* WRITTEN PROBLEM: Retype only the lines running from the line that contains "Convert this diagram to TikZ code." to the line that contains "(0,0) rectangle (1092,1471);", inclusive, and leave the pictures behind.

START RECORDS SUPPLIED

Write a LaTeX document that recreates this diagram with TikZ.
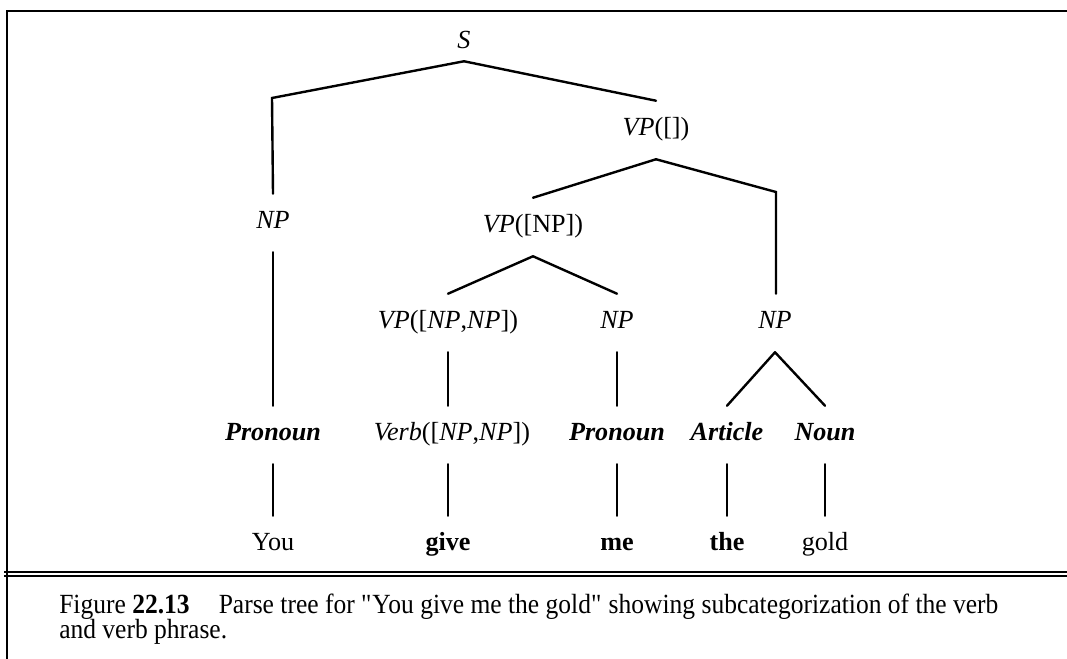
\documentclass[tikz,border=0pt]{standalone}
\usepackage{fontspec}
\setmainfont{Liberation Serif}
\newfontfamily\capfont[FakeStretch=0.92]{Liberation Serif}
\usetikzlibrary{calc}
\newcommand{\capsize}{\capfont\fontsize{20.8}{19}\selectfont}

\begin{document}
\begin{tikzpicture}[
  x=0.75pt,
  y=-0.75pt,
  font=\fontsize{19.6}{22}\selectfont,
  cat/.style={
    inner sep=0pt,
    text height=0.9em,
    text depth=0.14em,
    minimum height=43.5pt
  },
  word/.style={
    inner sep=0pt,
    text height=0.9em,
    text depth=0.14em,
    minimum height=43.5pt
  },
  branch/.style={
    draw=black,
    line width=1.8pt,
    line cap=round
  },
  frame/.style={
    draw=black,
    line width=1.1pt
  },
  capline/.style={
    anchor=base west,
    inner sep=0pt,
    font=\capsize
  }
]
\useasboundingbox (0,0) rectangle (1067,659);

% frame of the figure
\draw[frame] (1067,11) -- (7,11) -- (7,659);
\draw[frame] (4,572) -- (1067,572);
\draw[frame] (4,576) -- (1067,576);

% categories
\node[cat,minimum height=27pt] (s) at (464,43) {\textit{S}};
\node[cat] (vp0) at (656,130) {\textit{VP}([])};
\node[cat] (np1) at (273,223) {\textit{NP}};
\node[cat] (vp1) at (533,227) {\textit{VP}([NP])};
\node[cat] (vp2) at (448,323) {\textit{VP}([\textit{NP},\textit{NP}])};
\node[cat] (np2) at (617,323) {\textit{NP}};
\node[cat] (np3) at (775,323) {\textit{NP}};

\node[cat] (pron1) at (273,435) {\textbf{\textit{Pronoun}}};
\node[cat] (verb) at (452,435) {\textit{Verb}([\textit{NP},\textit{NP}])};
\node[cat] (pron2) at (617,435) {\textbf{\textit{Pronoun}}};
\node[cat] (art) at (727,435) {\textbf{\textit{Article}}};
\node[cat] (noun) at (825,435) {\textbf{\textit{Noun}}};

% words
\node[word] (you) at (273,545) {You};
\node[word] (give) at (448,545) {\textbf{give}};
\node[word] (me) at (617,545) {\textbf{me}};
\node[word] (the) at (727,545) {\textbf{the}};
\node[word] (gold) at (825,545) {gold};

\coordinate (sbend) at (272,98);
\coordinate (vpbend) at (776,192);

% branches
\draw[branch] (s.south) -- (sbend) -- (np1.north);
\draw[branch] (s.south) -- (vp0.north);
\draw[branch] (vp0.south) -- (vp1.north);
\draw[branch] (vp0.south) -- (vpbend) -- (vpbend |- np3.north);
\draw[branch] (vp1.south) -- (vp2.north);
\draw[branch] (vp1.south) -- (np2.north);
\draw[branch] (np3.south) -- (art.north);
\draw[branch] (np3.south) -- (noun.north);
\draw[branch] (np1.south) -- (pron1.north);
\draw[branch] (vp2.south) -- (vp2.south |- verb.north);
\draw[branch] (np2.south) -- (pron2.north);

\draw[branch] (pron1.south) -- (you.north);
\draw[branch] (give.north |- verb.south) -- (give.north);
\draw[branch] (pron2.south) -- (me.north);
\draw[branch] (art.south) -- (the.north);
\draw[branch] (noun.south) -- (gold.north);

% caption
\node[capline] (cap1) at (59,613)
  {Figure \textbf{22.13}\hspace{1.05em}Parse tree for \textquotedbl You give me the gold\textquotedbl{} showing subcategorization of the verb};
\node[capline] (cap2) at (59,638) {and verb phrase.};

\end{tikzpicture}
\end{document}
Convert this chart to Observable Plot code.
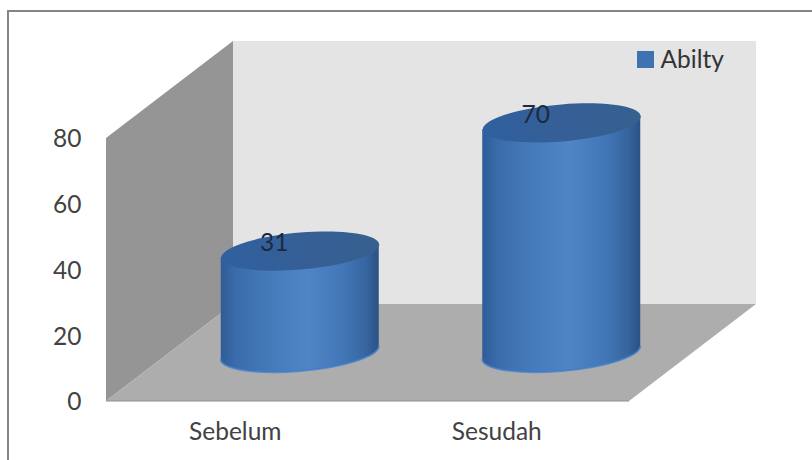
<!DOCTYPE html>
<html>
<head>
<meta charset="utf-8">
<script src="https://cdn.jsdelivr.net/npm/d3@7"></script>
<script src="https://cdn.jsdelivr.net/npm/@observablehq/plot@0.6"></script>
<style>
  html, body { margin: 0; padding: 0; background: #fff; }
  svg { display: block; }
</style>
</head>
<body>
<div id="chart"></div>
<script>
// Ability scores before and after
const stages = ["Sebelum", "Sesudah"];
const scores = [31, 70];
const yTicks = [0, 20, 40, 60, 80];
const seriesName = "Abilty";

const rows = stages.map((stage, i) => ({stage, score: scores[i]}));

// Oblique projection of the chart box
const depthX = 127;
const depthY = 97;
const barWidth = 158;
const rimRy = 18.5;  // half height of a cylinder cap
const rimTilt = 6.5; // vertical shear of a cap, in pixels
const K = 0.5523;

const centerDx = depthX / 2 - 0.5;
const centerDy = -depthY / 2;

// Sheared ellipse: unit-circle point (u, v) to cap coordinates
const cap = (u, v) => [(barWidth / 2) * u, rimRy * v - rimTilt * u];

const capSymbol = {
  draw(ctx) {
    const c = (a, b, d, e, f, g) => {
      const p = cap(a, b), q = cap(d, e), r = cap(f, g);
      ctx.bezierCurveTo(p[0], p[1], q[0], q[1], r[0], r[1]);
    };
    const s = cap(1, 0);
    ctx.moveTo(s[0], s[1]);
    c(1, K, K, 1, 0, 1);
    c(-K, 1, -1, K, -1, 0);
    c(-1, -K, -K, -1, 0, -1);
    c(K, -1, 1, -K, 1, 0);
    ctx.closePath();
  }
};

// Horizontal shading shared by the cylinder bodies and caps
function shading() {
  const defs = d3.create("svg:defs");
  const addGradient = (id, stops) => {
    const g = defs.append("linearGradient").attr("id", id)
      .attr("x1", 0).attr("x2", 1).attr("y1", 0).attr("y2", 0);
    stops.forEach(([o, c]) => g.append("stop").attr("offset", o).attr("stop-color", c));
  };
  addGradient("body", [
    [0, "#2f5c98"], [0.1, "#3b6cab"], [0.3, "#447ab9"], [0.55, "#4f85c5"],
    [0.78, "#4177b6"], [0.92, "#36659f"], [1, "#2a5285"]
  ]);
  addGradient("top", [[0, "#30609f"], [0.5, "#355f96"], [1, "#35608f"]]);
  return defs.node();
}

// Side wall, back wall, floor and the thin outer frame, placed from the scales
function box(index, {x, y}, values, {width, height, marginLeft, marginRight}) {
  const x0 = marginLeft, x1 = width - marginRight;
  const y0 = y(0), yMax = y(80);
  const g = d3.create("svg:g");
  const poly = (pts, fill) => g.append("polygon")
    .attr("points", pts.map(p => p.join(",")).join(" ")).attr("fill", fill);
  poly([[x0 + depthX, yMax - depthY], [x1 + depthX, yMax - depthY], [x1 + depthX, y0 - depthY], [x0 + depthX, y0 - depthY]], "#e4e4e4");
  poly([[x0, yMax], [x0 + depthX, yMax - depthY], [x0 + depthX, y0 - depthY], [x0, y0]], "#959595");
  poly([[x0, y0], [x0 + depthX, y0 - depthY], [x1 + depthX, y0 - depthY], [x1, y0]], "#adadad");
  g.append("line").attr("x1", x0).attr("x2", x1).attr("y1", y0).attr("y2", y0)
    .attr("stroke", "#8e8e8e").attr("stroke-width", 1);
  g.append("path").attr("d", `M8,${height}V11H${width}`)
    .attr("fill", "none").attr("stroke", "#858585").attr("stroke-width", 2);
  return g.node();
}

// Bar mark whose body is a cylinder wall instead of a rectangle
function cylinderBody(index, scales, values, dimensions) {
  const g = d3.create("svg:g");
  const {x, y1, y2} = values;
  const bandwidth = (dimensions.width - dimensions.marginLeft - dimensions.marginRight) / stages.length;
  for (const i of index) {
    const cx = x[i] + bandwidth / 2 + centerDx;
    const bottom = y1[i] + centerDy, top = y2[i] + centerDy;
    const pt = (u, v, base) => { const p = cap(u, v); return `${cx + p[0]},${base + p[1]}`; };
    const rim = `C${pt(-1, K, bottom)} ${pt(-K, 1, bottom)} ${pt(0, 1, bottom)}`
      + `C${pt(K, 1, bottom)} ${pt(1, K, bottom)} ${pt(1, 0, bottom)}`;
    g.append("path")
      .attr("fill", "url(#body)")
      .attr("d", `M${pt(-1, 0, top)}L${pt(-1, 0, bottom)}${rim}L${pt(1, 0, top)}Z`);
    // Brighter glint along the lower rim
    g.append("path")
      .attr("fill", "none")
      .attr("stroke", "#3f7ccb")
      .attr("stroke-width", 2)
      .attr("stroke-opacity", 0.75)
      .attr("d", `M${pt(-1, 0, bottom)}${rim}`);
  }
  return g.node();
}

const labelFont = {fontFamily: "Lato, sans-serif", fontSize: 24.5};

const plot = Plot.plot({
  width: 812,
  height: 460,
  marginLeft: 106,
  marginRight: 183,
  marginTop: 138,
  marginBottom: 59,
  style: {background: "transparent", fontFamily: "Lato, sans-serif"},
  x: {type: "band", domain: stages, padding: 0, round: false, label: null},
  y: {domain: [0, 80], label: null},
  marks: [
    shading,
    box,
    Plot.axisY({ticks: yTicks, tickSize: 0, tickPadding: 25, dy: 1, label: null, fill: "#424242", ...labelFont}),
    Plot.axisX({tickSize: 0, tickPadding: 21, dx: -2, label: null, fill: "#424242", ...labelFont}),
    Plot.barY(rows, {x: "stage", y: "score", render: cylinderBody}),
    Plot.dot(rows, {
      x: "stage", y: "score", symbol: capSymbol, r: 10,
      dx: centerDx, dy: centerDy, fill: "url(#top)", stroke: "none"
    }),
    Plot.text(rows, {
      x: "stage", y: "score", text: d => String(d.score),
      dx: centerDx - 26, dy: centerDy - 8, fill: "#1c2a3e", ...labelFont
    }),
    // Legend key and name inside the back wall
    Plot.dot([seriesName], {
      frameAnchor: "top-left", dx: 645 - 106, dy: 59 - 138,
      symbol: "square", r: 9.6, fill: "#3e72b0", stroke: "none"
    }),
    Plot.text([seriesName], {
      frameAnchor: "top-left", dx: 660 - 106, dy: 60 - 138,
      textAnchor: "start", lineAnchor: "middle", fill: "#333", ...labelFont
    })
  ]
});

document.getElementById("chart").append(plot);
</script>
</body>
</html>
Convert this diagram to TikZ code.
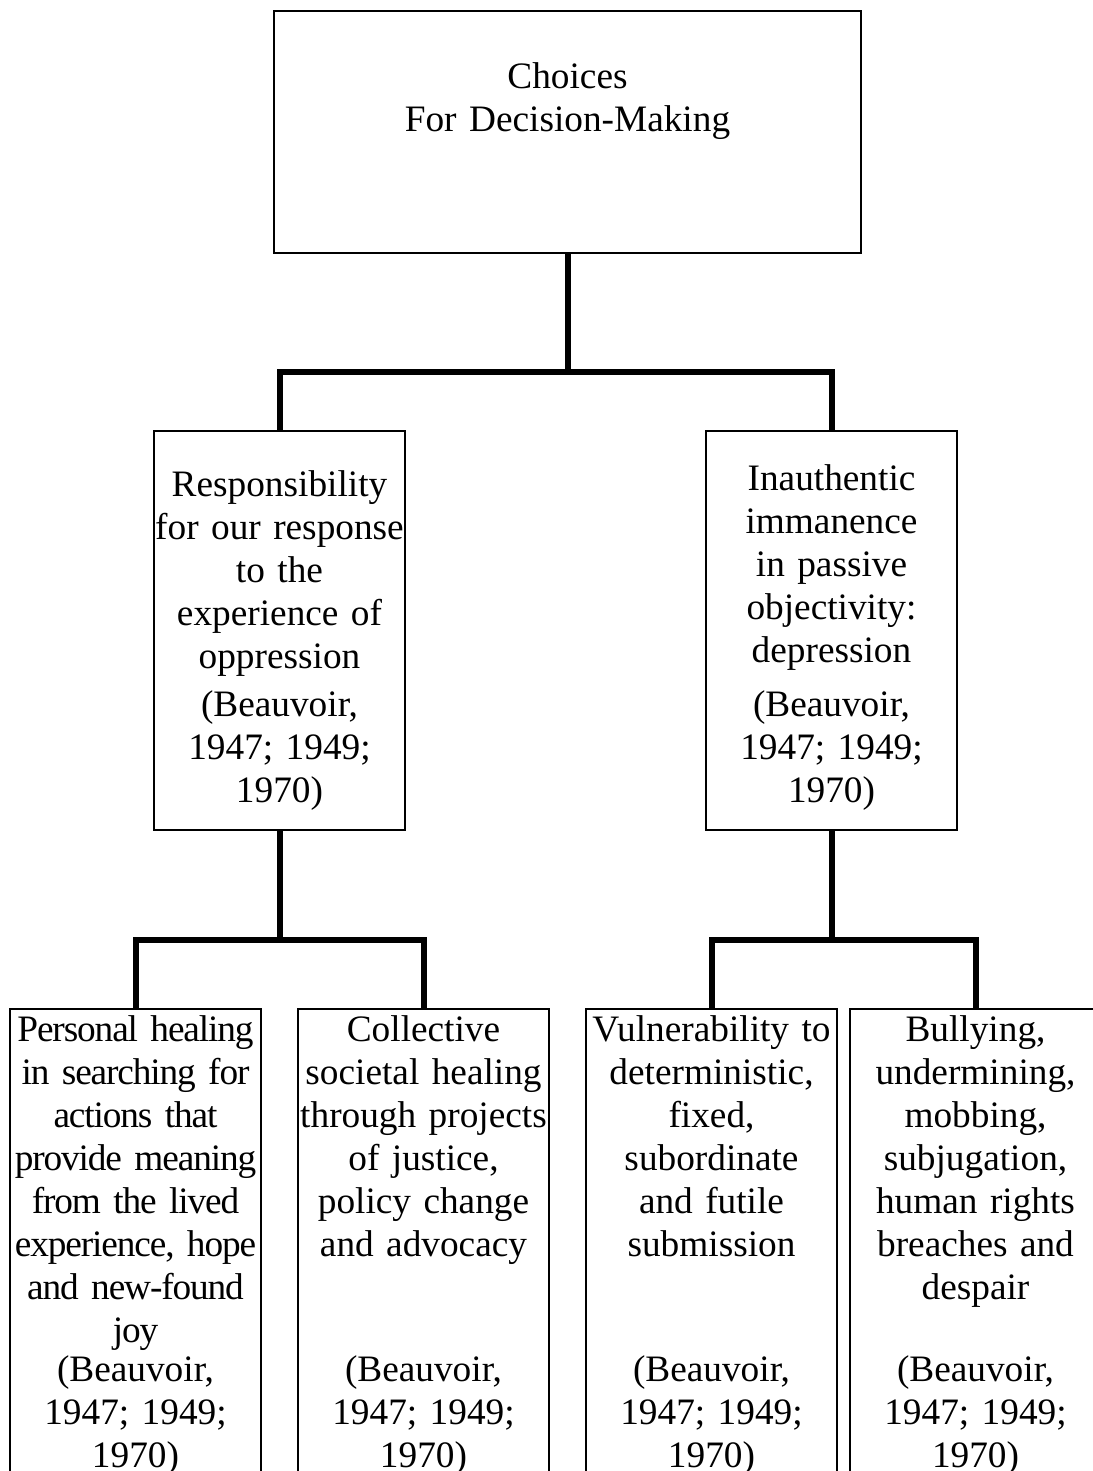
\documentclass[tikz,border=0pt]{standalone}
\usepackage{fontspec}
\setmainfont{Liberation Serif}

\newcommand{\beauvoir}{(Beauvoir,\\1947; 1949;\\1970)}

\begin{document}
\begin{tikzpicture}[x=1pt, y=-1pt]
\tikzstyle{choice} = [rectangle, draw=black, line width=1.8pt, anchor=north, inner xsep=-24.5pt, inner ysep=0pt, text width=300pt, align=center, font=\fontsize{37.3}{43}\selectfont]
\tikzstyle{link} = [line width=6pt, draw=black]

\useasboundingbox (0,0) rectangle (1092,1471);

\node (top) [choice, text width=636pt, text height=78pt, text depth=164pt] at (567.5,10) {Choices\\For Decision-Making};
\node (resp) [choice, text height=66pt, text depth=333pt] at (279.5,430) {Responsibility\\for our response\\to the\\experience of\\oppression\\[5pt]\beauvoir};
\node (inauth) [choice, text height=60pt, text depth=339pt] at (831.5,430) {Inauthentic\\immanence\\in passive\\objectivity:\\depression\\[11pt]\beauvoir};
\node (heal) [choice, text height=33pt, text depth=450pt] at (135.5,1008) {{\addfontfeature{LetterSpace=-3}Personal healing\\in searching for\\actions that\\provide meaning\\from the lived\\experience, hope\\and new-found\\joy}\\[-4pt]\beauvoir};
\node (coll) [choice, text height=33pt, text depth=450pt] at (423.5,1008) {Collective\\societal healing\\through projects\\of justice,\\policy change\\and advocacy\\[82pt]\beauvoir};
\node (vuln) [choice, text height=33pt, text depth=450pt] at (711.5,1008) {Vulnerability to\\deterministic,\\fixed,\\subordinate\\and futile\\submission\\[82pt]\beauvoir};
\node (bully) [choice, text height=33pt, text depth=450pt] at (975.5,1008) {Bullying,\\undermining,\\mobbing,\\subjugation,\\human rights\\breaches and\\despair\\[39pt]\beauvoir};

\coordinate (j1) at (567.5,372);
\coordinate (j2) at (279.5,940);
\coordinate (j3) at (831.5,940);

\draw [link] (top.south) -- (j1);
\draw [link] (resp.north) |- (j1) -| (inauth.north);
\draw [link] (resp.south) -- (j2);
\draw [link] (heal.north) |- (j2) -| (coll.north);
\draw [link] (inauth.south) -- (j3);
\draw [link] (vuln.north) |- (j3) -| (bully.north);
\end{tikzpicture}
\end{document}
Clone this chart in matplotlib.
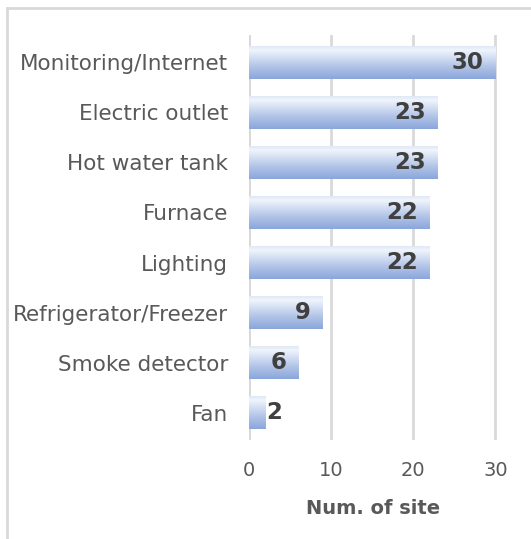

END RECORDS SUPPLIED

* THE RESULT:
Convert this diagram to TikZ code.
\documentclass[tikz,border=0pt]{standalone}
\usepackage{fontspec}
\setmainfont{Liberation Serif}

\newcommand{\beauvoir}{(Beauvoir,\\1947; 1949;\\1970)}

\begin{document}
\begin{tikzpicture}[x=1pt, y=-1pt]
\tikzstyle{choice} = [rectangle, draw=black, line width=1.8pt, anchor=north, inner xsep=-24.5pt, inner ysep=0pt, text width=300pt, align=center, font=\fontsize{37.3}{43}\selectfont]
\tikzstyle{link} = [line width=6pt, draw=black]

\useasboundingbox (0,0) rectangle (1092,1471);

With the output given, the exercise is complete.